Task to carry out: Each entry below should be written out exactly as it is, with no pictures.

Rows from a dataset of charts and code:
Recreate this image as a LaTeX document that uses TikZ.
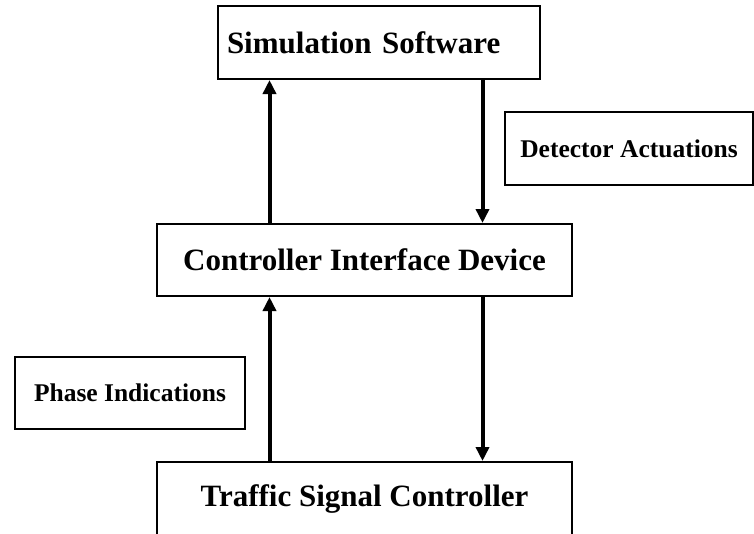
\documentclass[tikz,border=0pt]{standalone}
\usepackage{fontspec}
\setmainfont{Liberation Serif}
\usetikzlibrary{arrows.meta,positioning}

\begin{document}
\begin{tikzpicture}[x=1pt,y=-1pt,
  box/.style={draw, line width=2pt, inner sep=0pt, font=\fontsize{31}{36}\selectfont\bfseries},
  tag/.style={draw, line width=2pt, inner sep=0pt, font=\fontsize{25.5}{30}\selectfont\bfseries},
  flow/.style={line width=4pt, -{Triangle[length=14pt,width=13pt]}}]
\useasboundingbox (0,0) rectangle (754,533);

% Main blocks
\node[box, text width=304pt, inner xsep=9pt, minimum height=73pt, align=left] (sim) at (379,42.5) {Simulation Software};
\node[box, minimum width=415pt, minimum height=72pt] (cid) at (364.5,260) {Controller Interface Device};
\node[box, minimum width=415pt, minimum height=73pt] (tsc) at (364.5,498.5) {Traffic Signal Controller};

% Side labels
\node[tag, minimum width=248pt, minimum height=73pt] (det) at (629,148.5) {Detector Actuations};
\node[tag, minimum width=230pt, minimum height=72pt] (pha) at (130,393) {Phase Indications};

% Arrow columns
\coordinate (lft) at (269.5,0);
\coordinate (rgt) at (482.5,0);

\draw[flow] (cid.north -| lft) -- (sim.south -| lft);
\draw[flow] (sim.south -| rgt) -- (cid.north -| rgt);
\draw[flow] (tsc.north -| lft) -- (cid.south -| lft);
\draw[flow] (cid.south -| rgt) -- (tsc.north -| rgt);
\end{tikzpicture}
\end{document}
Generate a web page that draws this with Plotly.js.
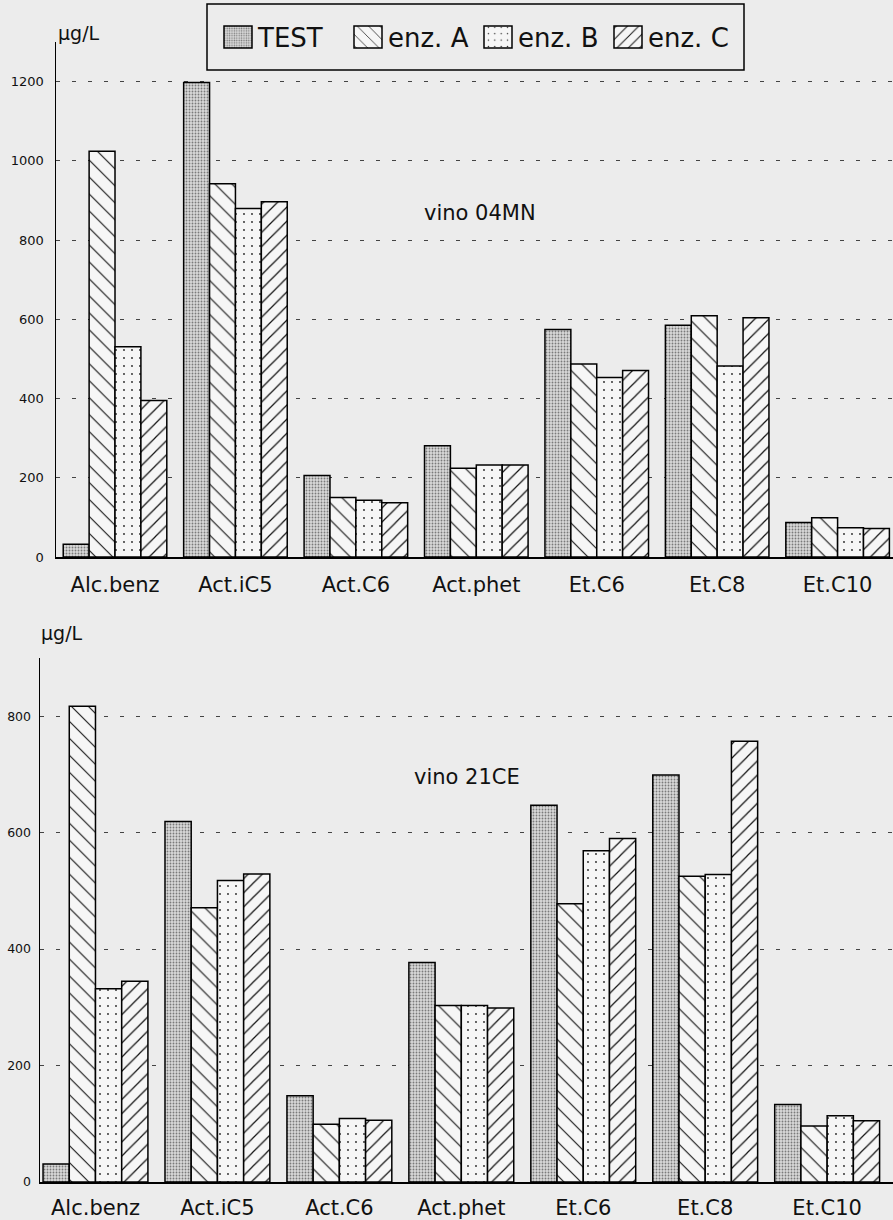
<!DOCTYPE html>
<html>
<head>
<meta charset="utf-8">
<script src="https://cdn.plot.ly/plotly-3.0.1.min.js"></script>
<style>html,body{margin:0;padding:0;background:#ececec;}#chart{width:893px;height:1220px;}</style>
</head>
<body>
<div id="chart"></div>
<script>
// ---- data ----
const categories = ['Alc.benz', 'Act.iC5', 'Act.C6', 'Act.phet', 'Et.C6', 'Et.C8', 'Et.C10'];
const seriesNames = ['TEST', 'enz. A', 'enz. B', 'enz. C'];
// vino 04MN (µg/L)
const test04 = [32, 1198, 206, 281, 574, 585, 87];
const enzA04 = [1024, 942, 150, 224, 487, 609, 99];
const enzB04 = [531, 880, 143, 232, 453, 482, 74];
const enzC04 = [395, 897, 137, 232, 471, 604, 72];
// vino 21CE (µg/L)
const test21 = [31, 619, 148, 377, 647, 699, 133];
const enzA21 = [817, 471, 99, 303, 478, 525, 96];
const enzB21 = [332, 518, 109, 303, 569, 528, 114];
const enzC21 = [345, 529, 106, 299, 590, 757, 105];
const ticks04 = [0, 200, 400, 600, 800, 1000, 1200];
const ticks21 = [0, 200, 400, 600, 800];

// ---- styling ----
const W = 893, H = 1220;
const px = x => x / W;
const py = y => 1 - y / H;
const BG = '#f6f6f6';
const patterns = [
  {shape: '.', size: 3, solidity: 0.3, fgcolor: '#7a7a7a', bgcolor: '#d9d9d9'},
  {shape: '\\', size: 12, solidity: 0.09, fgcolor: '#111', bgcolor: BG},
  {shape: '.', size: 8, solidity: 0.04, fgcolor: '#222', bgcolor: BG},
  {shape: '/', size: 10, solidity: 0.12, fgcolor: '#111', bgcolor: BG}
];

function mk(vals, i, xa, ya, show) {
  return {
    type: 'bar', x: categories, y: vals, name: seriesNames[i],
    xaxis: xa, yaxis: ya, showlegend: show, legendgroup: 'g' + i,
    marker: {color: BG, pattern: Object.assign({fillmode: 'replace'}, patterns[i]),
             line: {color: '#000', width: 1.5}},
    hoverinfo: 'skip'
  };
}
const series04 = [test04, enzA04, enzB04, enzC04];
const series21 = [test21, enzA21, enzB21, enzC21];
const data = [];
series04.forEach((v, i) => data.push(mk(v, i, 'x', 'y', true)));
series21.forEach((v, i) => data.push(mk(v, i, 'x2', 'y2', false)));

const axX = {type: 'category', showline: true, linecolor: '#000', linewidth: 1.5,
  ticks: '', showgrid: false, zeroline: false, tickfont: {size: 21, color: '#111'}, automargin: false};
const axY = {showline: true, linecolor: '#000', linewidth: 1.5, ticks: '',
  showgrid: true, gridcolor: '#444', gridwidth: 1, griddash: '4px,12px',
  zeroline: false, tickfont: {size: 13, color: '#111'}, automargin: false};

const layout = {
  width: W, height: H,
  margin: {l: 0, r: 0, t: 0, b: 0, autoexpand: false},
  paper_bgcolor: '#ececec', plot_bgcolor: 'rgba(0,0,0,0)',
  font: {family: 'DejaVu Sans', color: '#111'},
  barmode: 'group', bargap: 0.14, bargroupgap: 0,
  xaxis: Object.assign({}, axX, {domain: [px(56), 1], anchor: 'y', range: [-0.49, 6.46], ticklabelstandoff: 8}),
  yaxis: Object.assign({}, axY, {domain: [py(557), py(42)], anchor: 'x', range: [0, 1300], tickvals: ticks04, ticklabelstandoff: 8}),
  xaxis2: Object.assign({}, axX, {domain: [px(40), 1], anchor: 'y2', range: [-0.455, 6.54], ticklabelstandoff: 6}),
  yaxis2: Object.assign({}, axY, {domain: [py(1182), py(658)], anchor: 'x2', range: [0, 900], tickvals: ticks21, ticklabelstandoff: 5,
    tickfont: {size: 12.5, color: '#111'}}),
  showlegend: true,
  legend: {orientation: 'h', x: px(218), xanchor: 'left', y: py(37), yanchor: 'middle',
    bgcolor: 'rgba(0,0,0,0)', borderwidth: 0, font: {size: 26, color: '#111'},
    entrywidth: 85, entrywidthmode: 'pixels', itemclick: false, itemdoubleclick: false},
  shapes: [
    {type: 'rect', xref: 'paper', yref: 'paper', x0: px(207), x1: px(744), y0: py(70), y1: py(4),
     line: {color: '#000', width: 1.5}, fillcolor: 'rgba(0,0,0,0)'}
  ],
  annotations: [
    {text: 'µg/L', xref: 'paper', yref: 'paper', x: px(56), xanchor: 'left', y: py(20), showarrow: false, font: {size: 19}},
    {text: 'µg/L', xref: 'paper', yref: 'paper', x: px(39), xanchor: 'left', y: py(633), showarrow: false, font: {size: 19}},
    {text: 'vino 04MN', xref: 'x', yref: 'y', x: 3.03, y: 868, showarrow: false, font: {size: 21}},
    {text: 'vino 21CE', xref: 'x2', yref: 'y2', x: 3.05, y: 695, showarrow: false, font: {size: 21}}
  ]
};

Plotly.newPlot('chart', data, layout, {staticPlot: true}).then(function () {
  document.querySelectorAll('#chart .legend path.legendbar, #chart .legend .legendpoints path').forEach(function (p) {
    p.setAttribute('d', 'M14,11H-14V-11H14Z');
  });
});
</script>
</body>
</html>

Written answer:
Recreate this image as a LaTeX document that uses TikZ.
\documentclass[tikz,border=0pt]{standalone}
\usepackage{fontspec}
\setmainfont{Liberation Serif}
\usetikzlibrary{arrows.meta,positioning}

\begin{document}
\begin{tikzpicture}[x=1pt,y=-1pt,
  box/.style={draw, line width=2pt, inner sep=0pt, font=\fontsize{31}{36}\selectfont\bfseries},
  tag/.style={draw, line width=2pt, inner sep=0pt, font=\fontsize{25.5}{30}\selectfont\bfseries},
  flow/.style={line width=4pt, -{Triangle[length=14pt,width=13pt]}}]
\useasboundingbox (0,0) rectangle (754,533);

% Main blocks
\node[box, text width=304pt, inner xsep=9pt, minimum height=73pt, align=left] (sim) at (379,42.5) {Simulation Software};
\node[box, minimum width=415pt, minimum height=72pt] (cid) at (364.5,260) {Controller Interface Device};
\node[box, minimum width=415pt, minimum height=73pt] (tsc) at (364.5,498.5) {Traffic Signal Controller};

% Side labels
\node[tag, minimum width=248pt, minimum height=73pt] (det) at (629,148.5) {Detector Actuations};
\node[tag, minimum width=230pt, minimum height=72pt] (pha) at (130,393) {Phase Indications};

% Arrow columns
\coordinate (lft) at (269.5,0);
\coordinate (rgt) at (482.5,0);

\draw[flow] (cid.north -| lft) -- (sim.south -| lft);
\draw[flow] (sim.south -| rgt) -- (cid.north -| rgt);
\draw[flow] (tsc.north -| lft) -- (cid.south -| lft);
\draw[flow] (cid.south -| rgt) -- (tsc.north -| rgt);
\end{tikzpicture}
\end{document}
Generate a web page that draws this with Plotly.js.
<!DOCTYPE html>
<html>
<head>
<meta charset="utf-8">
<script src="https://cdn.plot.ly/plotly-3.0.1.min.js"></script>
<style>html,body{margin:0;padding:0;background:#ececec;}#chart{width:893px;height:1220px;}</style>
</head>
<body>
<div id="chart"></div>
<script>
// ---- data ----
const categories = ['Alc.benz', 'Act.iC5', 'Act.C6', 'Act.phet', 'Et.C6', 'Et.C8', 'Et.C10'];
const seriesNames = ['TEST', 'enz. A', 'enz. B', 'enz. C'];
// vino 04MN (µg/L)
const test04 = [32, 1198, 206, 281, 574, 585, 87];
const enzA04 = [1024, 942, 150, 224, 487, 609, 99];
const enzB04 = [531, 880, 143, 232, 453, 482, 74];
const enzC04 = [395, 897, 137, 232, 471, 604, 72];
// vino 21CE (µg/L)
const test21 = [31, 619, 148, 377, 647, 699, 133];
const enzA21 = [817, 471, 99, 303, 478, 525, 96];
const enzB21 = [332, 518, 109, 303, 569, 528, 114];
const enzC21 = [345, 529, 106, 299, 590, 757, 105];
const ticks04 = [0, 200, 400, 600, 800, 1000, 1200];
const ticks21 = [0, 200, 400, 600, 800];

// ---- styling ----
const W = 893, H = 1220;
const px = x => x / W;
const py = y => 1 - y / H;
const BG = '#f6f6f6';
const patterns = [
  {shape: '.', size: 3, solidity: 0.3, fgcolor: '#7a7a7a', bgcolor: '#d9d9d9'},
  {shape: '\\', size: 12, solidity: 0.09, fgcolor: '#111', bgcolor: BG},
  {shape: '.', size: 8, solidity: 0.04, fgcolor: '#222', bgcolor: BG},
  {shape: '/', size: 10, solidity: 0.12, fgcolor: '#111', bgcolor: BG}
];

function mk(vals, i, xa, ya, show) {
  return {
    type: 'bar', x: categories, y: vals, name: seriesNames[i],
    xaxis: xa, yaxis: ya, showlegend: show, legendgroup: 'g' + i,
    marker: {color: BG, pattern: Object.assign({fillmode: 'replace'}, patterns[i]),
             line: {color: '#000', width: 1.5}},
    hoverinfo: 'skip'
  };
}
const series04 = [test04, enzA04, enzB04, enzC04];
const series21 = [test21, enzA21, enzB21, enzC21];
const data = [];
series04.forEach((v, i) => data.push(mk(v, i, 'x', 'y', true)));
series21.forEach((v, i) => data.push(mk(v, i, 'x2', 'y2', false)));

const axX = {type: 'category', showline: true, linecolor: '#000', linewidth: 1.5,
  ticks: '', showgrid: false, zeroline: false, tickfont: {size: 21, color: '#111'}, automargin: false};
const axY = {showline: true, linecolor: '#000', linewidth: 1.5, ticks: '',
  showgrid: true, gridcolor: '#444', gridwidth: 1, griddash: '4px,12px',
  zeroline: false, tickfont: {size: 13, color: '#111'}, automargin: false};

const layout = {
  width: W, height: H,
  margin: {l: 0, r: 0, t: 0, b: 0, autoexpand: false},
  paper_bgcolor: '#ececec', plot_bgcolor: 'rgba(0,0,0,0)',
  font: {family: 'DejaVu Sans', color: '#111'},
  barmode: 'group', bargap: 0.14, bargroupgap: 0,
  xaxis: Object.assign({}, axX, {domain: [px(56), 1], anchor: 'y', range: [-0.49, 6.46], ticklabelstandoff: 8}),
  yaxis: Object.assign({}, axY, {domain: [py(557), py(42)], anchor: 'x', range: [0, 1300], tickvals: ticks04, ticklabelstandoff: 8}),
  xaxis2: Object.assign({}, axX, {domain: [px(40), 1], anchor: 'y2', range: [-0.455, 6.54], ticklabelstandoff: 6}),
  yaxis2: Object.assign({}, axY, {domain: [py(1182), py(658)], anchor: 'x2', range: [0, 900], tickvals: ticks21, ticklabelstandoff: 5,
    tickfont: {size: 12.5, color: '#111'}}),
  showlegend: true,
  legend: {orientation: 'h', x: px(218), xanchor: 'left', y: py(37), yanchor: 'middle',
    bgcolor: 'rgba(0,0,0,0)', borderwidth: 0, font: {size: 26, color: '#111'},
    entrywidth: 85, entrywidthmode: 'pixels', itemclick: false, itemdoubleclick: false},
  shapes: [
    {type: 'rect', xref: 'paper', yref: 'paper', x0: px(207), x1: px(744), y0: py(70), y1: py(4),
     line: {color: '#000', width: 1.5}, fillcolor: 'rgba(0,0,0,0)'}
  ],
  annotations: [
    {text: 'µg/L', xref: 'paper', yref: 'paper', x: px(56), xanchor: 'left', y: py(20), showarrow: false, font: {size: 19}},
    {text: 'µg/L', xref: 'paper', yref: 'paper', x: px(39), xanchor: 'left', y: py(633), showarrow: false, font: {size: 19}},
    {text: 'vino 04MN', xref: 'x', yref: 'y', x: 3.03, y: 868, showarrow: false, font: {size: 21}},
    {text: 'vino 21CE', xref: 'x2', yref: 'y2', x: 3.05, y: 695, showarrow: false, font: {size: 21}}
  ]
};

Plotly.newPlot('chart', data, layout, {staticPlot: true}).then(function () {
  document.querySelectorAll('#chart .legend path.legendbar, #chart .legend .legendpoints path').forEach(function (p) {
    p.setAttribute('d', 'M14,11H-14V-11H14Z');
  });
});
</script>
</body>
</html>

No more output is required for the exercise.